#### SUPPLIED DATA:
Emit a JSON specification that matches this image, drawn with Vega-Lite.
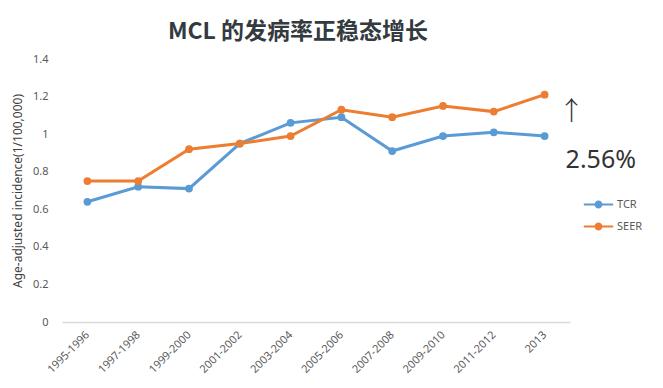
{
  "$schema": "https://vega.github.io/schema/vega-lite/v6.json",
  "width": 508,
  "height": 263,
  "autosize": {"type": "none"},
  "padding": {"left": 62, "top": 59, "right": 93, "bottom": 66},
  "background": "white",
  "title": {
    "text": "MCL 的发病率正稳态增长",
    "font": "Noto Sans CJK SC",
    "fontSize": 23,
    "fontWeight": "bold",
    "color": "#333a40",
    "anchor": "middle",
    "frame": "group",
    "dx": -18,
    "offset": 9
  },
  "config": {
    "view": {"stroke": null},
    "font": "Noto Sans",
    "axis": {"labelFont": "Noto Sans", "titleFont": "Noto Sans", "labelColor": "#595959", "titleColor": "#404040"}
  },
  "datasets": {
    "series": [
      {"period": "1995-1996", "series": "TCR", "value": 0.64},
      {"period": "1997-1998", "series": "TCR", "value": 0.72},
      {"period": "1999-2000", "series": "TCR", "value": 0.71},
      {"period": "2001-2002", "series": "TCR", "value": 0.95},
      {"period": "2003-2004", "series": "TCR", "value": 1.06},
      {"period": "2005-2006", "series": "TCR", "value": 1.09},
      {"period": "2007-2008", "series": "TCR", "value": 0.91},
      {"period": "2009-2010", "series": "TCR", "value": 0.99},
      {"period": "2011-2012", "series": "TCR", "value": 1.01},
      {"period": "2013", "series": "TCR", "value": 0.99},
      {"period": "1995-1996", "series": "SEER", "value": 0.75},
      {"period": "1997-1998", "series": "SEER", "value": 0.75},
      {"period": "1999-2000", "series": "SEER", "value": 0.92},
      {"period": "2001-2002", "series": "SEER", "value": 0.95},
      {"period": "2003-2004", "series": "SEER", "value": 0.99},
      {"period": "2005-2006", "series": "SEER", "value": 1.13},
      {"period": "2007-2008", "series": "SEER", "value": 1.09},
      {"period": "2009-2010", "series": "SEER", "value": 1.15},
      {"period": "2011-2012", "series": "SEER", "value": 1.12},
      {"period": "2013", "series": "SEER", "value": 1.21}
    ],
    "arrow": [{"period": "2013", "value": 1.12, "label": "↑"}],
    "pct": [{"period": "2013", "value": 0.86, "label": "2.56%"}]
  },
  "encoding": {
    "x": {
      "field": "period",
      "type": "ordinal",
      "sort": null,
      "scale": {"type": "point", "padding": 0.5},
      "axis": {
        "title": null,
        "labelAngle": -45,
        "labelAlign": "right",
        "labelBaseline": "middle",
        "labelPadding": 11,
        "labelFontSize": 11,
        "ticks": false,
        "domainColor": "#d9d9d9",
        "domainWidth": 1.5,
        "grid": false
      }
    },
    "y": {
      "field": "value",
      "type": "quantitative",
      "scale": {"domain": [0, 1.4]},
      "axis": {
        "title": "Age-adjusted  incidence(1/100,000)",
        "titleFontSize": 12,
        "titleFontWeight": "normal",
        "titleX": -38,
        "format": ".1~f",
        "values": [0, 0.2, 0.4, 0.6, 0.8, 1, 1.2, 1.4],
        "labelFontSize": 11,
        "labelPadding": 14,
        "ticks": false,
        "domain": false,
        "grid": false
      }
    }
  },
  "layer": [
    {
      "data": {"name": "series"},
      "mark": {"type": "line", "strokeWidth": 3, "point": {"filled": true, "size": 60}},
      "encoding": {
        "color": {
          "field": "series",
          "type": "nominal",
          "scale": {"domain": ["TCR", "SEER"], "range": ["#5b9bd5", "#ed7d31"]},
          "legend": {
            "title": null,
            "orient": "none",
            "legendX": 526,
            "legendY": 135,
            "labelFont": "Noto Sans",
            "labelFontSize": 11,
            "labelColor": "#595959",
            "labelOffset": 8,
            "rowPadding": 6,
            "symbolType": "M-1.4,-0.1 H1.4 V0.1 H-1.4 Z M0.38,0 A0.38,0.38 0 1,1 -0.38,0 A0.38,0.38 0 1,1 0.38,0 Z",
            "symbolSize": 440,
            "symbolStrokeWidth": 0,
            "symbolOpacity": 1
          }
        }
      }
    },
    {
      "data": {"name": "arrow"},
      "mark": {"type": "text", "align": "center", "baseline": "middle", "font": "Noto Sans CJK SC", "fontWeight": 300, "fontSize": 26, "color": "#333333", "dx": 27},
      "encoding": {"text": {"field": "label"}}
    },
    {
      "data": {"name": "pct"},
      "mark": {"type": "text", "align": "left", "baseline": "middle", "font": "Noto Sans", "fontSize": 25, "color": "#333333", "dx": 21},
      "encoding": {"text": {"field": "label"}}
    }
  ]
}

#### DIRECTIONS FOR THIS TASK:
Copy the listing word for word, excluding its pictures.

#### FULL ANSWER:
Emit a JSON specification that matches this image, drawn with Vega-Lite.
{
  "$schema": "https://vega.github.io/schema/vega-lite/v6.json",
  "width": 508,
  "height": 263,
  "autosize": {"type": "none"},
  "padding": {"left": 62, "top": 59, "right": 93, "bottom": 66},
  "background": "white",
  "title": {
    "text": "MCL 的发病率正稳态增长",
    "font": "Noto Sans CJK SC",
    "fontSize": 23,
    "fontWeight": "bold",
    "color": "#333a40",
    "anchor": "middle",
    "frame": "group",
    "dx": -18,
    "offset": 9
  },
  "config": {
    "view": {"stroke": null},
    "font": "Noto Sans",
    "axis": {"labelFont": "Noto Sans", "titleFont": "Noto Sans", "labelColor": "#595959", "titleColor": "#404040"}
  },
  "datasets": {
    "series": [
      {"period": "1995-1996", "series": "TCR", "value": 0.64},
      {"period": "1997-1998", "series": "TCR", "value": 0.72},
      {"period": "1999-2000", "series": "TCR", "value": 0.71},
      {"period": "2001-2002", "series": "TCR", "value": 0.95},
      {"period": "2003-2004", "series": "TCR", "value": 1.06},
      {"period": "2005-2006", "series": "TCR", "value": 1.09},
      {"period": "2007-2008", "series": "TCR", "value": 0.91},
      {"period": "2009-2010", "series": "TCR", "value": 0.99},
      {"period": "2011-2012", "series": "TCR", "value": 1.01},
      {"period": "2013", "series": "TCR", "value": 0.99},
      {"period": "1995-1996", "series": "SEER", "value": 0.75},
      {"period": "1997-1998", "series": "SEER", "value": 0.75},
      {"period": "1999-2000", "series": "SEER", "value": 0.92},
      {"period": "2001-2002", "series": "SEER", "value": 0.95},
      {"period": "2003-2004", "series": "SEER", "value": 0.99},
      {"period": "2005-2006", "series": "SEER", "value": 1.13},
      {"period": "2007-2008", "series": "SEER", "value": 1.09},
      {"period": "2009-2010", "series": "SEER", "value": 1.15},
      {"period": "2011-2012", "series": "SEER", "value": 1.12},
      {"period": "2013", "series": "SEER", "value": 1.21}
    ],
    "arrow": [{"period": "2013", "value": 1.12, "label": "↑"}],
    "pct": [{"period": "2013", "value": 0.86, "label": "2.56%"}]
  },
  "encoding": {
    "x": {
      "field": "period",
      "type": "ordinal",
      "sort": null,
      "scale": {"type": "point", "padding": 0.5},
      "axis": {
        "title": null,
        "labelAngle": -45,
        "labelAlign": "right",
        "labelBaseline": "middle",
        "labelPadding": 11,
        "labelFontSize": 11,
        "ticks": false,
        "domainColor": "#d9d9d9",
        "domainWidth": 1.5,
        "grid": false
      }
    },
    "y": {
      "field": "value",
      "type": "quantitative",
      "scale": {"domain": [0, 1.4]},
      "axis": {
        "title": "Age-adjusted  incidence(1/100,000)",
        "titleFontSize": 12,
        "titleFontWeight": "normal",
        "titleX": -38,
        "format": ".1~f",
        "values": [0, 0.2, 0.4, 0.6, 0.8, 1, 1.2, 1.4],
        "labelFontSize": 11,
        "labelPadding": 14,
        "ticks": false,
        "domain": false,
        "grid": false
      }
    }
  },
  "layer": [
    {
      "data": {"name": "series"},
      "mark": {"type": "line", "strokeWidth": 3, "point": {"filled": true, "size": 60}},
      "encoding": {
        "color": {
          "field": "series",
          "type": "nominal",
          "scale": {"domain": ["TCR", "SEER"], "range": ["#5b9bd5", "#ed7d31"]},
          "legend": {
            "title": null,
            "orient": "none",
            "legendX": 526,
            "legendY": 135,
            "labelFont": "Noto Sans",
            "labelFontSize": 11,
            "labelColor": "#595959",
            "labelOffset": 8,
            "rowPadding": 6,
            "symbolType": "M-1.4,-0.1 H1.4 V0.1 H-1.4 Z M0.38,0 A0.38,0.38 0 1,1 -0.38,0 A0.38,0.38 0 1,1 0.38,0 Z",
            "symbolSize": 440,
            "symbolStrokeWidth": 0,
            "symbolOpacity": 1
          }
        }
      }
    },
    {
      "data": {"name": "arrow"},
      "mark": {"type": "text", "align": "center", "baseline": "middle", "font": "Noto Sans CJK SC", "fontWeight": 300, "fontSize": 26, "color": "#333333", "dx": 27},
      "encoding": {"text": {"field": "label"}}
    },
    {
      "data": {"name": "pct"},
      "mark": {"type": "text", "align": "left", "baseline": "middle", "font": "Noto Sans", "fontSize": 25, "color": "#333333", "dx": 21},
      "encoding": {"text": {"field": "label"}}
    }
  ]
}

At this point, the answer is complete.